The Goldstone Commission in South Africa’s Transition: Linking Gradual Institutional Change and Information-Gathering Institutions
Abstract
Used by states to investigate patterns of past human rights abuses, truth commissions have garnered considerable consensus for their value in addressing past harms and repression. Many still tout the South African model as a success story of truth commissions. This dissertation provides answers to two questions. First, what role, if any, did earlier investigative institutions play in shaping South Africa’s Truth and Reconciliation Commission (TRC)? The dissertation argues that the Commission of Inquiry for the Prevention of Public Violence and Intimidation, also known as the Goldstone Commission, played a central role in transforming information- gathering measures in South Africa. Second, what were the contributing institutional developments of the Goldstone Commission, and how do we characterize these contributions?
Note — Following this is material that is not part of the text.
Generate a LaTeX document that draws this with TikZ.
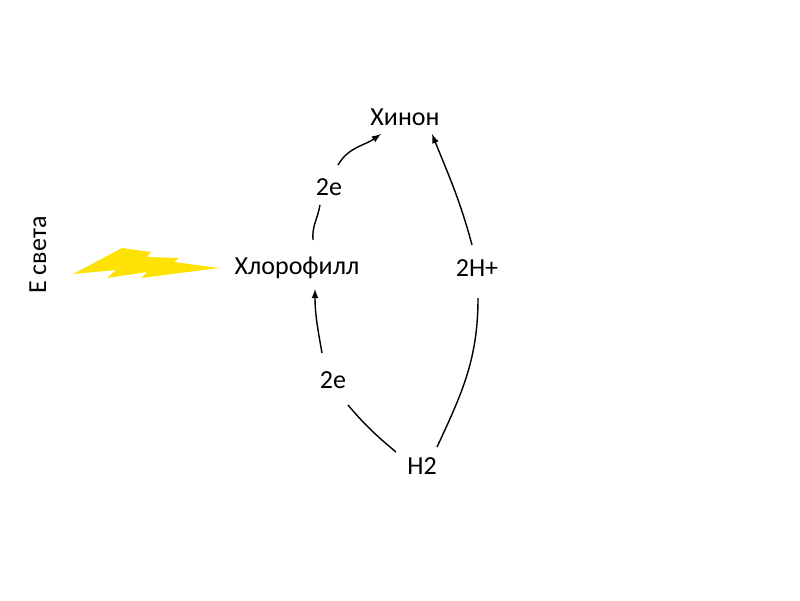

The dissertation argues that the Goldstone Commission’s founding conditions, its institutional design, and its impartial investigations, created the conditions for the process of gradual institutional change in the Goldstone Commission as a commission of inquiry. The Commission’s credibility helped to strengthen information gathering during the negotiating period in South Africa and facilitated further change in information-gathering capacities, including the incorporation of witness protection. The dissertation also traces gradual institutional change in the use of amnesty to situate its eventual implementation as an information-gathering mechanism by the TRC. The South African TRC benefited from the operation of the Goldstone Commission in terms of investigative credibility and institutional experience. This dissertation makes the case that to better understand truth commission design and operation it is necessary to take institutional histories into account.